━━━━━ Dataset content ━━━━━
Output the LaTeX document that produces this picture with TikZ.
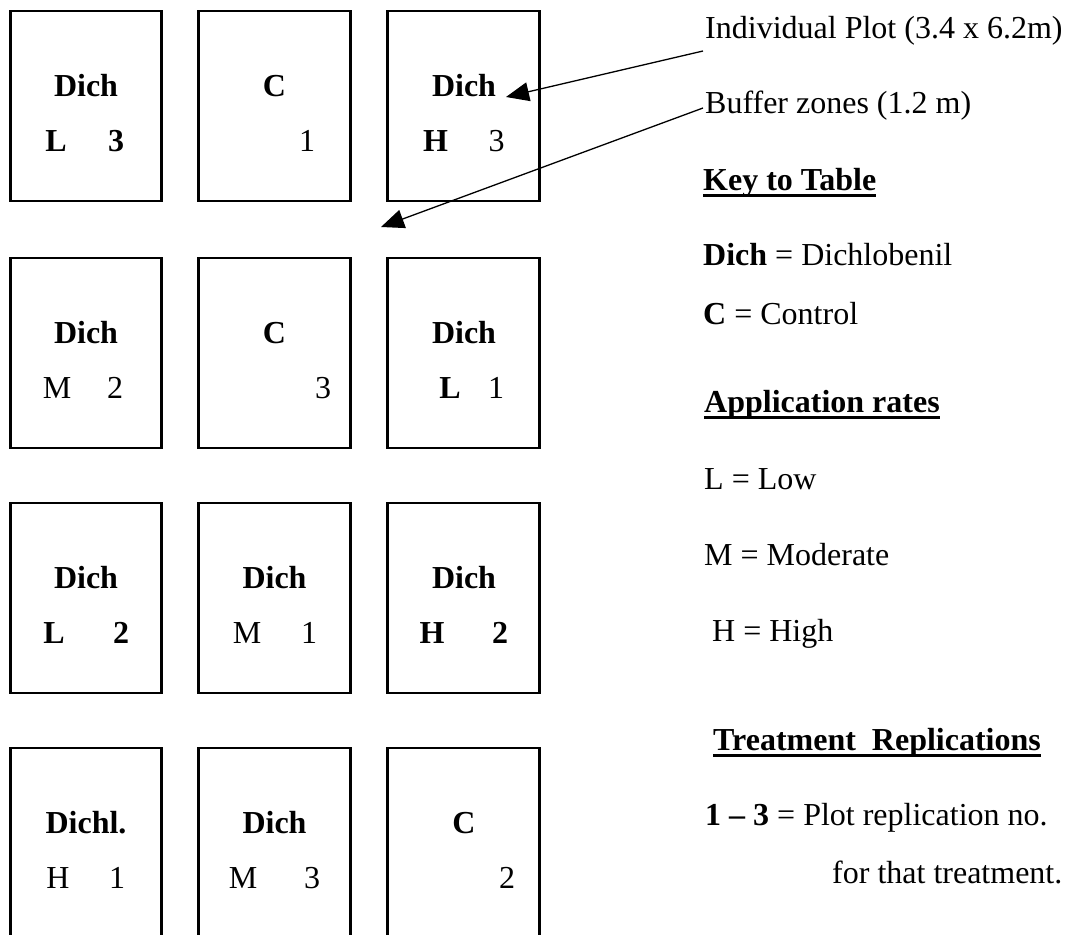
\documentclass[tikz,border=0pt]{standalone}
\usepackage{fontspec}
\setmainfont{Liberation Serif}
\usetikzlibrary{arrows.meta}
\begin{document}
\begin{tikzpicture}[x=1pt,y=-1pt,
  font=\fontsize{32}{38}\selectfont,
  plotbox/.style={draw, line width=2.7pt, minimum width=151.5pt, minimum height=190pt,
                  inner sep=0pt, outer sep=0pt},
  lbl/.style={anchor=base, inner sep=0pt},
  keytext/.style={anchor=base west, inner sep=0pt},
  ul/.style={line width=2.6pt},
  pointer/.style={line width=1.3pt, -{Triangle[length=23pt,width=19pt]}}]

% page frame
\useasboundingbox (0,0) rectangle (1065,934);

% ---- field layout: 4 rows x 3 plots ----
% row 1
\node[plotbox] (p11) at (86,106) {};
\node[plotbox] (p12) at (274.5,106) {};
\node[plotbox] (p13) at (463.5,106) {};
% row 2
\node[plotbox] (p21) at (86,353) {};
\node[plotbox] (p22) at (274.5,353) {};
\node[plotbox] (p23) at (463.5,353) {};
% row 3
\node[plotbox] (p31) at (86,598) {};
\node[plotbox] (p32) at (274.5,598) {};
\node[plotbox] (p33) at (463.5,598) {};
% row 4
\node[plotbox] (p41) at (86,843) {};
\node[plotbox] (p42) at (274.5,843) {};
\node[plotbox] (p43) at (463.5,843) {};

% ---- plot labels ----
% row 1
\node[lbl] (t11) at (86,96) {\textbf{Dich}};
\node[lbl] (r11) at (56,151) {\textbf{L}};
\node[lbl] (n11) at (116,151) {\textbf{3}};
\node[lbl] (t12) at (274.5,96) {\textbf{C}};
\node[lbl] (n12) at (307,151) {1};
\node[lbl] (t13) at (464,96) {\textbf{Dich}};
\node[lbl] (r13) at (435.5,151) {\textbf{H}};
\node[lbl] (n13) at (496.5,151) {3};
% row 2
\node[lbl] (t21) at (86,343) {\textbf{Dich}};
\node[lbl] (r21) at (57,398) {M};
\node[lbl] (n21) at (115,398) {2};
\node[lbl] (t22) at (274.5,343) {\textbf{C}};
\node[lbl] (n22) at (323,398) {3};
\node[lbl] (t23) at (464,343) {\textbf{Dich}};
\node[lbl] (r23) at (450,398) {\textbf{L}};
\node[lbl] (n23) at (496,398) {1};
% row 3
\node[lbl] (t31) at (86,588) {\textbf{Dich}};
\node[lbl] (r31) at (54,643) {\textbf{L}};
\node[lbl] (n31) at (121,643) {\textbf{2}};
\node[lbl] (t32) at (274.5,588) {\textbf{Dich}};
\node[lbl] (r32) at (247,643) {M};
\node[lbl] (n32) at (309,643) {1};
\node[lbl] (t33) at (464,588) {\textbf{Dich}};
\node[lbl] (r33) at (432,643) {\textbf{H}};
\node[lbl] (n33) at (500,643) {\textbf{2}};
% row 4
\node[lbl] (t41) at (86,833) {\textbf{Dichl.}};
\node[lbl] (r41) at (58,888) {H};
\node[lbl] (n41) at (117,888) {1};
\node[lbl] (t42) at (274.5,833) {\textbf{Dich}};
\node[lbl] (r42) at (243,888) {M};
\node[lbl] (n42) at (312,888) {3};
\node[lbl] (t43) at (464,833) {\textbf{C}};
\node[lbl] (n43) at (507,888) {2};

% ---- callouts ----
\node[keytext] (ind) at (705,39) {Individual Plot (3.4 x 6.2m)};
\node[keytext] (buf) at (705,113) {Buffer zones (1.2 m)};
\coordinate (tipA) at (506,97);
\coordinate (tipB) at (381,227);
\draw[pointer] ([shift={(-2pt,-12pt)}]ind.base west) -- (tipA);
\draw[pointer] ([shift={(-2pt,5pt)}]buf.base west) -- (tipB);

% ---- key ----
\node[keytext] (keyhead) at (703,190) {\textbf{Key to Table}};
\draw[ul] ([yshift=-5.5pt]keyhead.base west) -- ([yshift=-5.5pt]keyhead.base east);
\node[keytext] (kdich) at (703,265) {\textbf{Dich} = Dichlobenil};
\node[keytext] (kc) at (703,324) {\textbf{C} = Control};

\node[keytext] (apphead) at (704,412) {\textbf{Application rates}};
\draw[ul] ([yshift=-5.5pt]apphead.base west) -- ([yshift=-5.5pt]apphead.base east);
\node[keytext] (klow) at (704,489) {L = Low};
\node[keytext] (kmod) at (704,565) {M = Moderate};
\node[keytext] (khigh) at (712,641) {H = High};

\node[keytext] (rephead) at (713,750) {\textbf{Treatment~~Replications}};
\draw[ul] ([yshift=-5.5pt]rephead.base west) -- ([yshift=-5.5pt]rephead.base east);
\node[keytext] (krep) at (705,825) {\textbf{1 – 3} = Plot replication no.};
\node[keytext] (krep2) at (832,883) {for that treatment.};
\end{tikzpicture}
\end{document}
━━━━━
Task instructions - Copy every line above word for word and exclude the pictures.

The completed task -
Output the LaTeX document that produces this picture with TikZ.
\documentclass[tikz,border=0pt]{standalone}
\usepackage{fontspec}
\setmainfont{Liberation Serif}
\usetikzlibrary{arrows.meta}
\begin{document}
\begin{tikzpicture}[x=1pt,y=-1pt,
  font=\fontsize{32}{38}\selectfont,
  plotbox/.style={draw, line width=2.7pt, minimum width=151.5pt, minimum height=190pt,
                  inner sep=0pt, outer sep=0pt},
  lbl/.style={anchor=base, inner sep=0pt},
  keytext/.style={anchor=base west, inner sep=0pt},
  ul/.style={line width=2.6pt},
  pointer/.style={line width=1.3pt, -{Triangle[length=23pt,width=19pt]}}]

% page frame
\useasboundingbox (0,0) rectangle (1065,934);

% ---- field layout: 4 rows x 3 plots ----
% row 1
\node[plotbox] (p11) at (86,106) {};
\node[plotbox] (p12) at (274.5,106) {};
\node[plotbox] (p13) at (463.5,106) {};
% row 2
\node[plotbox] (p21) at (86,353) {};
\node[plotbox] (p22) at (274.5,353) {};
\node[plotbox] (p23) at (463.5,353) {};
% row 3
\node[plotbox] (p31) at (86,598) {};
\node[plotbox] (p32) at (274.5,598) {};
\node[plotbox] (p33) at (463.5,598) {};
% row 4
\node[plotbox] (p41) at (86,843) {};
\node[plotbox] (p42) at (274.5,843) {};
\node[plotbox] (p43) at (463.5,843) {};

% ---- plot labels ----
% row 1
\node[lbl] (t11) at (86,96) {\textbf{Dich}};
\node[lbl] (r11) at (56,151) {\textbf{L}};
\node[lbl] (n11) at (116,151) {\textbf{3}};
\node[lbl] (t12) at (274.5,96) {\textbf{C}};
\node[lbl] (n12) at (307,151) {1};
\node[lbl] (t13) at (464,96) {\textbf{Dich}};
\node[lbl] (r13) at (435.5,151) {\textbf{H}};
\node[lbl] (n13) at (496.5,151) {3};
% row 2
\node[lbl] (t21) at (86,343) {\textbf{Dich}};
\node[lbl] (r21) at (57,398) {M};
\node[lbl] (n21) at (115,398) {2};
\node[lbl] (t22) at (274.5,343) {\textbf{C}};
\node[lbl] (n22) at (323,398) {3};
\node[lbl] (t23) at (464,343) {\textbf{Dich}};
\node[lbl] (r23) at (450,398) {\textbf{L}};
\node[lbl] (n23) at (496,398) {1};
% row 3
\node[lbl] (t31) at (86,588) {\textbf{Dich}};
\node[lbl] (r31) at (54,643) {\textbf{L}};
\node[lbl] (n31) at (121,643) {\textbf{2}};
\node[lbl] (t32) at (274.5,588) {\textbf{Dich}};
\node[lbl] (r32) at (247,643) {M};
\node[lbl] (n32) at (309,643) {1};
\node[lbl] (t33) at (464,588) {\textbf{Dich}};
\node[lbl] (r33) at (432,643) {\textbf{H}};
\node[lbl] (n33) at (500,643) {\textbf{2}};
% row 4
\node[lbl] (t41) at (86,833) {\textbf{Dichl.}};
\node[lbl] (r41) at (58,888) {H};
\node[lbl] (n41) at (117,888) {1};
\node[lbl] (t42) at (274.5,833) {\textbf{Dich}};
\node[lbl] (r42) at (243,888) {M};
\node[lbl] (n42) at (312,888) {3};
\node[lbl] (t43) at (464,833) {\textbf{C}};
\node[lbl] (n43) at (507,888) {2};

% ---- callouts ----
\node[keytext] (ind) at (705,39) {Individual Plot (3.4 x 6.2m)};
\node[keytext] (buf) at (705,113) {Buffer zones (1.2 m)};
\coordinate (tipA) at (506,97);
\coordinate (tipB) at (381,227);
\draw[pointer] ([shift={(-2pt,-12pt)}]ind.base west) -- (tipA);
\draw[pointer] ([shift={(-2pt,5pt)}]buf.base west) -- (tipB);

% ---- key ----
\node[keytext] (keyhead) at (703,190) {\textbf{Key to Table}};
\draw[ul] ([yshift=-5.5pt]keyhead.base west) -- ([yshift=-5.5pt]keyhead.base east);
\node[keytext] (kdich) at (703,265) {\textbf{Dich} = Dichlobenil};
\node[keytext] (kc) at (703,324) {\textbf{C} = Control};

\node[keytext] (apphead) at (704,412) {\textbf{Application rates}};
\draw[ul] ([yshift=-5.5pt]apphead.base west) -- ([yshift=-5.5pt]apphead.base east);
\node[keytext] (klow) at (704,489) {L = Low};
\node[keytext] (kmod) at (704,565) {M = Moderate};
\node[keytext] (khigh) at (712,641) {H = High};

\node[keytext] (rephead) at (713,750) {\textbf{Treatment~~Replications}};
\draw[ul] ([yshift=-5.5pt]rephead.base west) -- ([yshift=-5.5pt]rephead.base east);
\node[keytext] (krep) at (705,825) {\textbf{1 – 3} = Plot replication no.};
\node[keytext] (krep2) at (832,883) {for that treatment.};
\end{tikzpicture}
\end{document}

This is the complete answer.